Good to see some more brake discussion. the people talking about boiling expand-
ing stuff OUT of the system are a worry though! Fluids (ie liquids ) are used in
brakesystems cos they are incompressible - when the stuff boils , it becomes, at
least partly, gaseous - which is compressible, and under load, your pedal will
go to the floor, not push back! The problems with drums were that when the
lining material has a high enough co-efficient of friction to be useful without
power assist, as the temperature rises, the co-efficient of friction drops way
off - also persisent heating can permanently ruin the material's ability to
recover, and it's stuffed. Also as the diameter of the drum goes up, the effects
of expansion due to heat get worse in terms of distance away from the shoe, and
no amount of pumping will get the shoe to stay in contact and do useful work.
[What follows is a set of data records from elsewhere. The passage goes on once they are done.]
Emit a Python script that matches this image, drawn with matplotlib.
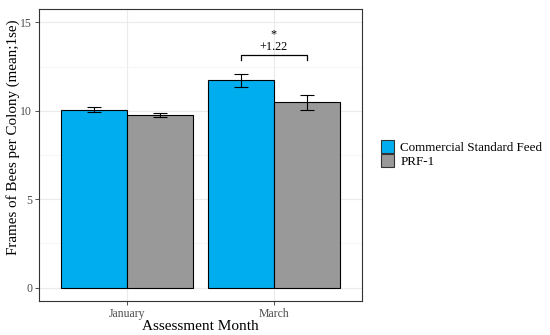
import numpy as np
import matplotlib.pyplot as plt
from matplotlib.patches import Patch
from matplotlib.ticker import MultipleLocator

months = ["January", "March"]
series = ["Commercial Standard Feed", "PRF-1"]
means = {"Commercial Standard Feed": [10.07, 11.72], "PRF-1": [9.75, 10.47]}
lo = {"Commercial Standard Feed": [9.93, 11.34], "PRF-1": [9.64, 10.04]}
hi = {"Commercial Standard Feed": [10.21, 12.06], "PRF-1": [9.87, 10.91]}
colors = {"Commercial Standard Feed": "#00AEEF", "PRF-1": "#999999"}
diff_label = "+1.22"
bracket_y = 13.16

plt.rcParams['font.family'] = ['Liberation Serif', 'DejaVu Serif']

fig = plt.figure(figsize=(5.5, 3.35), dpi=100)
ax = fig.add_axes([39/550, 34/335, 323/550, 292/335])

x = np.arange(1, len(months) + 1)
w = 0.45
for i, s in enumerate(series):
    pos = x + (i - 0.5) * w
    ax.bar(pos, means[s], width=w, color=colors[s], edgecolor="black",
           linewidth=0.8, zorder=3)
    m = np.array(means[s])
    yerr = [m - np.array(lo[s]), np.array(hi[s]) - m]
    ax.errorbar(pos, m, yerr=yerr, fmt="none", ecolor="black", elinewidth=0.8,
                capsize=5, capthick=0.8, zorder=4)

# significance bracket for March
bx0, bx1 = x[1] - w / 2, x[1] + w / 2
ax.plot([bx0, bx0, bx1, bx1], [bracket_y - 0.27, bracket_y, bracket_y, bracket_y - 0.27],
        color="black", linewidth=0.9, zorder=4)
ax.text(x[1], bracket_y + 0.12, "*\n" + diff_label, ha="center", va="bottom",
        fontsize=8.8, linespacing=1.0, multialignment="center")

ax.set_xlim(0.4, 2.6)
ax.set_ylim(-0.75, 15.75)
ax.set_xticks(x)
ax.set_xticklabels(months)
ax.yaxis.set_major_locator(MultipleLocator(5))
ax.yaxis.set_minor_locator(MultipleLocator(2.5))
ax.grid(which="major", color="#EBEBEB", linewidth=0.8, zorder=0)
ax.grid(which="minor", axis="y", color="#F2F2F2", linewidth=0.5, zorder=0)
ax.tick_params(which="major", colors="#333333", labelcolor="#4D4D4D",
               labelsize=8.5, length=3, width=0.6, pad=2)
ax.tick_params(which="minor", length=0)
for sp in ax.spines.values():
    sp.set_color("#333333")
    sp.set_linewidth(0.8)
ax.set_axisbelow(True)

ax.set_xlabel("Assessment Month", fontsize=11, labelpad=0)
ax.set_ylabel("Frames of Bees per Colony (mean;1se)", fontsize=10.8)
ax.yaxis.set_label_coords(-0.06, 0.56)

handles = [Patch(facecolor=colors[s], edgecolor="#333333", linewidth=0.8) for s in series]
fig.legend(handles, series, loc="center left", bbox_to_anchor=(374/550, 1 - 154/335),
           frameon=False, fontsize=9.4, handlelength=1.05, handleheight=1.1,
           labelspacing=0.0, handletextpad=0.45, borderpad=0)

fig.savefig("out.png", dpi=100)
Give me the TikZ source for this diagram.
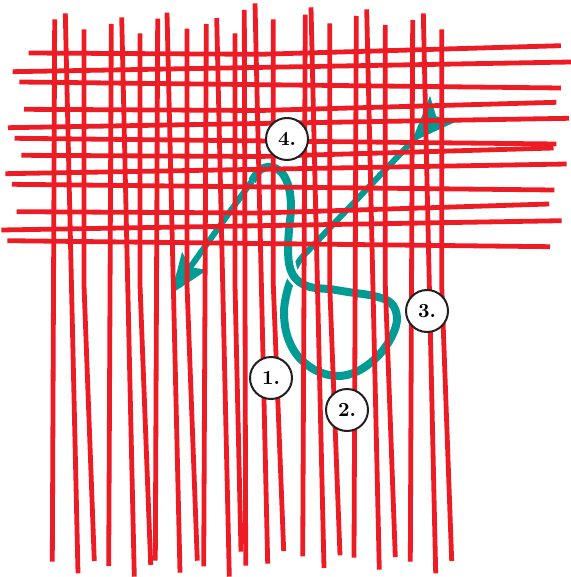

I dont think you will find a drum brake much bigger than 11" anywhere - that
was the biggest ROLLS get before they went discs, and they were stopping a lot
of iron ! as others noted, it is easier for discs to lose heat than shrouded
drums inside wheels, and drums could also get distorted due to loads on the
wheels. I have never seen a drum damaged by corrosion ( I did a year in a BUSY
brake workshop once), but i have seen drums parted from their faces by crooked
shoes cutting clean through.
the major benefit of discs is that it costs less to stop the same amount of mass from the same speeds- the disc is cheap to make mostly (maybe venteds are $$$)
and the caliper is very simple - the seals are just square section rubber,
compared to the seals inside drum cylinders.
As i said once before I have only once in 30 years driving been conned into
having disc machined, and that didn't work anyway. BTW why do the poms tend
to stick with solid disc rotors, and others go vented???